I began as a grant writer for the literacy program at the library, then it was the Literacy Volunteers program. I was hired as a Library Assistant first in the Local History Dept., still working on grant and funding development, and later in the Outreach Services and Programming Dept. I began working to obtain my Masters in Library Science and Information Services at Albany and five years later I completed my degree. I also received my certification in Public Library Administration from the Palmer School of Long Island University and worked as a librarian in Newburgh under the leadership of Muriel Verdibello.
The library now has a satellite location in the Newburgh Mall. Tell us about the reception it has received and the ability it has to draw people into downtown Newburgh.
The branch at the mall is a terrific asset to our community. We have added hundreds of new library users and made access to the resources of the library much more convenient. Because the branch is much smaller, we have fewer items on the shelf, but you can have all of our books and materials sent to the branch for pick-up and you can return items to the branch, no matter where you checked them out. We only have delivery two days a week at the branch, so if a person is at the branch asking for a book we often can check the catalog and tell them the book is available on the shelf downtown, and we can put that item on hold and if it is wanted immediately, we encourage people to go right over to the downtown facility and pick it up themselves. More often than not, the person that does get in the car and drive downtown is pleasantly surprised to find a clean, safe and fully staffed facility that has the items they need ready and waiting. We also have found that people read about our many exciting programs at the main library and they venture into town for the program and realize what they have been missing. For various reasons people don’t have a reason to come downtown or perhaps remember a downtown that was not necessarily welcoming. We have changed all that and are learning that if we can get folks into downtown they will keep coming downtown for all that we (and the surrounding community) have to offer.
What differences have you seen in the neighborhood working at the library for the past 16 years?
Ours is a much different neighborhood that it was. Back when, we hired off-duty city police to provide security at the library. Now there is no need for that, we have security and cameras and lights but the worst we see is the occasional panhandler and mischief. With many newcomers to the neighborhood and the addition of Orange County Community College campus, plus the city’s Heritage Center and vibrant churches this is a neighborhood growing into its potential as a place to come to.
What community based programs does the library offer?
I might need an entire interview for this one but from toddler story-times, to movies, free computer training, bilingual homework help, a Parenting center, Job info Center and literacy services, citizenship info and income tax prep help, this library is your community center.
What resources are available for people who want to investigate family genealogy, local history or information about their old house.
The library has a local history and genealogical collection that dates back to the beginnings of the library in 1850. By 1875 when Charles Estabrook, a history teacher, became the librarian, the collection expanded by leaps and bounds as Estabrook recognized the importance of assembling a collection of information on the families and history of the region.
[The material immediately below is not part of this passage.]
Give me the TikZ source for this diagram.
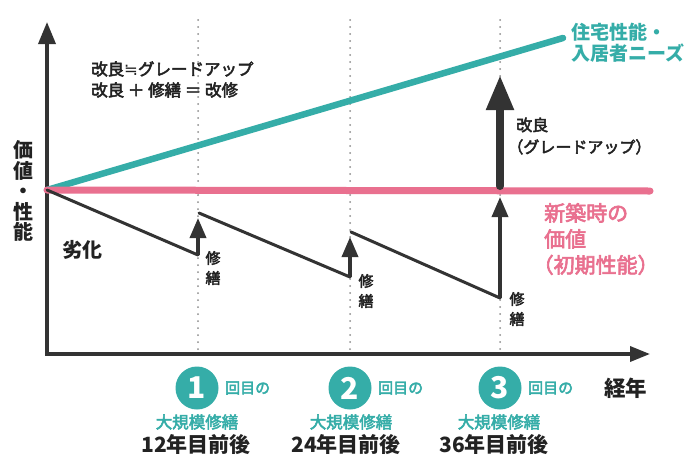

Over the past 300 years many new Americans have arrived and made their imprint on Newburgh as they arrived in NYC and headed up the Hudson River for new opportunities. The histories of these families are represented in our collections. We still encourage researchers with genealogical roots in Newburgh to deposit a copy of their research with us for future investigators. In addition to print materials we also provide web-based resources such as Ancestry.com and Heritagequest.com. Listings of the buildings in the National Register Historic District are available as well as unique materials such as the Sketchbook of Frank Estabrook, a prominent architect. A remarkable collection of city directories dating back to 1856 traces the people and places of Newburgh on a year-by-year basis.
What is the biggest change you have seen in Newburgh over the years?
Well, I came after the worst had happened, urban renewal had demolished the waterfront lands and more but the only renewal that happened was the construction of the present library building. We were a city waiting for a savior to come and bring us back to the All American City of the 1950’s. Several potential suitors came along but no one person could undertake the work and provide the love that Newburgh needed. What I see now is a new growth within the city, with new neighbors coming in and new businesses and industries beginning to flourish. We are no longer waiting for someone to save Newburgh but rather recognizing the synergy of this city and its environs and encouraging and welcoming new Newburgers who are coming to be part of the organic, natural growth of a new community.
What advice would you give someone who would like to move to the City of Newburgh?
Don’t wait too long to look into Newburgh; look at opportunity, not weakness and think about what Newburgh will do for you and what you can bring to Newburgh. Visit the library, the historic sites, the waterfront. Explore the wealth of spaces that are available for your family and your business and come and meet the people of Newburgh.